Born the youngest of nine children in Lake Charles, La., Mr. Flory moved with his family in 1918 to Los Angeles, where he graduated from Jefferson High School. After a few years at the University of California at Los Angeles, Mr. Flory left college to work in real estate and as a Pullman porter. Some of his earliest exposure to union organizing was as a member and executive secretary of a Pullman porters’ union. He also was an active member of the Dining Car Employees Union when he became a dining-car chef.
After receiving an undergraduate degree from the University of California, Berkeley, in 1933, Mr. Flory enrolled in a master’s degree program at Fisk University in Nashville. His time there was short-lived when he was expelled for organizing civil rights demonstrations and protests against the lynching of a Nashville teenager.
Mr. Flory’s activism in college set the tone for the rest of his life. After moving to Chicago in 1939, he served as head of the Joint Council of Dining Car Employees and as an organizer for the Mine, Mill and Smelter Workers Union, which later merged with the United Steelworkers of America.
Before the civil rights movement, Mr. Flory worked closely with Paul Robeson, W.E.B. DuBois and other leaders during the 1940s and 1950s to address the struggles faced by black Americans. He was elected president of the National Negro Congress. And in 1960, he founded the African-American Heritage Association.

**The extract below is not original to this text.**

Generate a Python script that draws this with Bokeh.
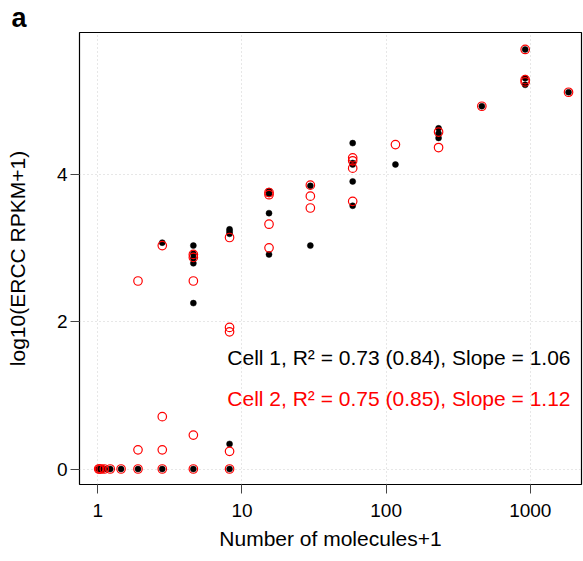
from bokeh.plotting import figure
from bokeh.models import Range1d, FixedTicker, PrintfTickFormatter, Label
from bokeh.embed import file_html
from bokeh.resources import INLINE

# ---- data (molecules+1, log10(ERCC RPKM+1)) ----
cell1_x = [1.014, 1.028, 1.056, 1.11, 1.22, 1.45, 1.9, 2.8, 2.8,
           4.6, 4.6, 4.6, 4.6, 4.6, 4.6,
           8.2, 8.2, 8.2, 8.2, 8.2,
           15.4, 15.4, 15.4, 15.4,
           29.8, 29.8,
           58.6, 58.6, 58.6, 58.6, 58.6,
           116, 231, 231, 231, 461, 921, 921, 921, 1841]
cell1_y = [0, 0, 0, 0, 0, 0, 0, 0, 3.07,
           0, 2.25, 2.79, 2.86, 2.92, 3.03,
           0, 0.34, 3.19, 3.22, 3.25,
           2.91, 3.47, 3.73, 3.77,
           3.03, 3.84,
           3.57, 3.90, 4.13, 4.15, 4.42,
           4.13, 4.49, 4.55, 4.62, 4.92, 5.21, 5.30, 5.69, 5.11]

cell2_x = [1.014, 1.028, 1.056, 1.11, 1.22, 1.45,
           1.9, 1.9, 1.9,
           2.8, 2.8, 2.8, 2.8,
           4.6, 4.6, 4.6, 4.6, 4.6,
           8.2, 8.2, 8.2, 8.2, 8.2,
           15.4, 15.4, 15.4, 15.4,
           29.8, 29.8, 29.8,
           58.6, 58.6, 58.6, 58.6,
           116, 231, 231, 461, 921, 921, 921, 1841]
cell2_y = [0, 0, 0, 0, 0, 0,
           0, 0.26, 2.55,
           0, 0.26, 0.71, 3.03,
           0, 0.46, 2.55, 2.87, 2.91,
           0, 0.24, 1.86, 1.92, 3.14,
           3.00, 3.32, 3.72, 3.75,
           3.54, 3.70, 3.85,
           3.63, 4.08, 4.18, 4.22,
           4.40, 4.36, 4.57, 4.92, 5.25, 5.28, 5.69, 5.11]

x_ticks = [1, 10, 100, 1000]
y_ticks = [0, 2, 4]
label1 = "Cell 1, R\u00b2 = 0.73 (0.84), Slope = 1.06"
label2 = "Cell 2, R\u00b2 = 0.75 (0.85), Slope = 1.12"
panel_letter = "a"

FONT = "Liberation Sans"

p = figure(width=583, height=561, x_axis_type="log",
           x_range=Range1d(10 ** -0.127, 10 ** 3.355),
           y_range=Range1d(-0.21, 5.92),
           output_backend="svg", toolbar_location=None,
           min_border_left=79, min_border_right=2,
           min_border_top=31, min_border_bottom=77)

p.background_fill_color = "white"
p.border_fill_color = "white"
p.outline_line_color = "black"
p.outline_line_width = 1.2

# panel letter as the title, pulled to the left edge
p.title.text = panel_letter
p.title.align = "left"
p.title.offset = -68
p.title.standoff = 0
p.title.text_font = FONT
p.title.text_font_size = "27px"
p.title.text_font_style = "bold"
p.title.text_color = "black"

# grid
for g in (p.xgrid, p.ygrid):
    g.grid_line_color = "#cfcfcf"
    g.grid_line_dash = "1 3"
    g.grid_line_width = 1
p.xgrid.ticker = FixedTicker(ticks=x_ticks)
p.ygrid.ticker = FixedTicker(ticks=y_ticks)

# axes
p.xaxis.ticker = FixedTicker(ticks=x_ticks)
p.yaxis.ticker = FixedTicker(ticks=y_ticks)
p.xaxis.formatter = PrintfTickFormatter(format="%d")
p.yaxis.formatter = PrintfTickFormatter(format="%d")
for ax in (p.xaxis, p.yaxis):
    ax.axis_line_color = None
    ax.major_tick_line_color = "#444444"
    ax.major_tick_in = 0
    ax.major_tick_out = 9
    ax.minor_tick_line_color = None
    ax.major_label_text_font = FONT
    ax.major_label_text_font_size = "19px"
    ax.major_label_text_color = "black"
    ax.axis_label_text_font = FONT
    ax.axis_label_text_font_size = "21px"
    ax.axis_label_text_font_style = "normal"
    ax.axis_label_text_color = "black"
p.yaxis.major_label_orientation = "horizontal"
p.xaxis.major_label_standoff = 10
p.yaxis.major_label_standoff = 3
p.xaxis.axis_label = "Number of molecules+1"
p.yaxis.axis_label = "log10(ERCC RPKM+1)"
p.xaxis.axis_label_standoff = 7
p.yaxis.axis_label_standoff = 25

# points
p.scatter(cell1_x, cell1_y, marker="circle", size=6,
          fill_color="black", line_color="black", line_width=0.5)
p.scatter(cell2_x, cell2_y, marker="circle", size=8.5,
          fill_color=None, line_color="red", line_width=1.2)

# annotations
p.add_layout(Label(x=1900, y=1.51, text=label1, text_align="right",
                   text_baseline="alphabetic", text_font=FONT,
                   text_font_size="21px", text_color="black"))
p.add_layout(Label(x=1900, y=0.95, text=label2, text_align="right",
                   text_baseline="alphabetic", text_font=FONT,
                   text_font_size="21px", text_color="red"))

open("out.html", "w").write(file_html(p, INLINE))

He also was the founding member of the National Alliance to End Racist and Political Repression (NAARPR), an organization that grew out of the campaign he led to free activist Angela Davis when she was charged with murder.
In addition to his 1972 and 1976 gubernatorial bids, Mr. Flory ran for the U.S. Senate in 1974 and 1984 on the Communist ticket.
“He influenced thousands of people,” Pearson said. “He may not have convinced everyone that socialism was the answer, but he certainly convinced them that things could be better than they were.”
Mr. Flory’s activism stemmed from a genuine concern for others’ welfare, said his wife, Cathern Davis Flory, 83. “My loss has been the gain, particularly of African-Americans and other people who have come in contact with him,” she said.
Survivors also include two daughters, Patricia Flory Stocks and Eloise Flory Shaw; a sister, Thelma Racker; four grandchildren; a great-grandchild; a niece; and a nephew.
A memorial service will be held at 1 p.m. Feb. 28 at the DuSable Museum of African-American History, 740 E. 56th Pl.